Dataset extract =
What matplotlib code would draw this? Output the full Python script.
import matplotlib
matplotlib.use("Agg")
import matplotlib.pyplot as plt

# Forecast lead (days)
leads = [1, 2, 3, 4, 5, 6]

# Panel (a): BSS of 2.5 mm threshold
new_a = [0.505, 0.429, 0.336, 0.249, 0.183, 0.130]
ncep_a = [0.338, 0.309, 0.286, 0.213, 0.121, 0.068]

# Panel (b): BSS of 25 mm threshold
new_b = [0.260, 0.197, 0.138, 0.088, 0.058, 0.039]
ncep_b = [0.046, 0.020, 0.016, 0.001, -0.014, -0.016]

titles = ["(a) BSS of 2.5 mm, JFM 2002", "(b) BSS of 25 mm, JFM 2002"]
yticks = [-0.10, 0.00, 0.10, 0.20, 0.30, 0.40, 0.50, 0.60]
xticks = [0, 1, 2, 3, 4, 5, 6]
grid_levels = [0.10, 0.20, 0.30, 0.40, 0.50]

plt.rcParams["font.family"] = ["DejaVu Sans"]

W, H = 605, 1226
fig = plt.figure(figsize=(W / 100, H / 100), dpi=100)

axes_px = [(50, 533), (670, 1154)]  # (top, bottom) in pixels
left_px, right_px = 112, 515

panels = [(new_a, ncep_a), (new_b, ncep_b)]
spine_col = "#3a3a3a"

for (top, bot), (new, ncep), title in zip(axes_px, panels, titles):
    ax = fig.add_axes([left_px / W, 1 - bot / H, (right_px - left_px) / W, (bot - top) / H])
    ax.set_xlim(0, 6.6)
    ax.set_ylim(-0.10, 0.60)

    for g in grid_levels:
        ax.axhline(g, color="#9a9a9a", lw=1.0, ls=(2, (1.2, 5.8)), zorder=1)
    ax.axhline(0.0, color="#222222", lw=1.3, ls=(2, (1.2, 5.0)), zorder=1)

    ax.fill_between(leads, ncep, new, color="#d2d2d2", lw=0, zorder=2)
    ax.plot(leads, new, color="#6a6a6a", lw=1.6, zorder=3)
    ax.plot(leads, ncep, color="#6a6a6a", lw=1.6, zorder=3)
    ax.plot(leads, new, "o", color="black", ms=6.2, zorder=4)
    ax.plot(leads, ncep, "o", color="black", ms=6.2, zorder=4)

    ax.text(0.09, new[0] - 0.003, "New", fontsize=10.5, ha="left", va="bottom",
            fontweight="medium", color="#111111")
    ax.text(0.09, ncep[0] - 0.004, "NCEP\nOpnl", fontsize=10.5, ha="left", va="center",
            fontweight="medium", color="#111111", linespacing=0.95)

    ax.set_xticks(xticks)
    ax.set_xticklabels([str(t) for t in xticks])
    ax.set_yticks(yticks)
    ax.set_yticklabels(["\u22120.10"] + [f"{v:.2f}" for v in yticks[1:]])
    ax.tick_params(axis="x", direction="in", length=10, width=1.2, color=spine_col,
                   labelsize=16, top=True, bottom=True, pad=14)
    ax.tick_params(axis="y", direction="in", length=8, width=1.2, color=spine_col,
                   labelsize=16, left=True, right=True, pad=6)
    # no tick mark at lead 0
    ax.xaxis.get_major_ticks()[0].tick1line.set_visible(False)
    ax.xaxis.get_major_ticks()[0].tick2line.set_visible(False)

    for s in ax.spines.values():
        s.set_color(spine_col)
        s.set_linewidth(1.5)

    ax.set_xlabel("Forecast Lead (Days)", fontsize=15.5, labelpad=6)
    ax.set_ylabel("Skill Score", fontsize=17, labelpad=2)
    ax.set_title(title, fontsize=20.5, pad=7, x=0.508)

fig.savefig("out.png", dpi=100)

Problem to work on = Please print the material above exactly as it appears, from its first line through the line containing "ncep_a = [0.338, 0.309, 0.286, 0.213, 0.121, 0.068]", inclusive, and stop there.

Task answer =
What matplotlib code would draw this? Output the full Python script.
import matplotlib
matplotlib.use("Agg")
import matplotlib.pyplot as plt

# Forecast lead (days)
leads = [1, 2, 3, 4, 5, 6]

# Panel (a): BSS of 2.5 mm threshold
new_a = [0.505, 0.429, 0.336, 0.249, 0.183, 0.130]
ncep_a = [0.338, 0.309, 0.286, 0.213, 0.121, 0.068]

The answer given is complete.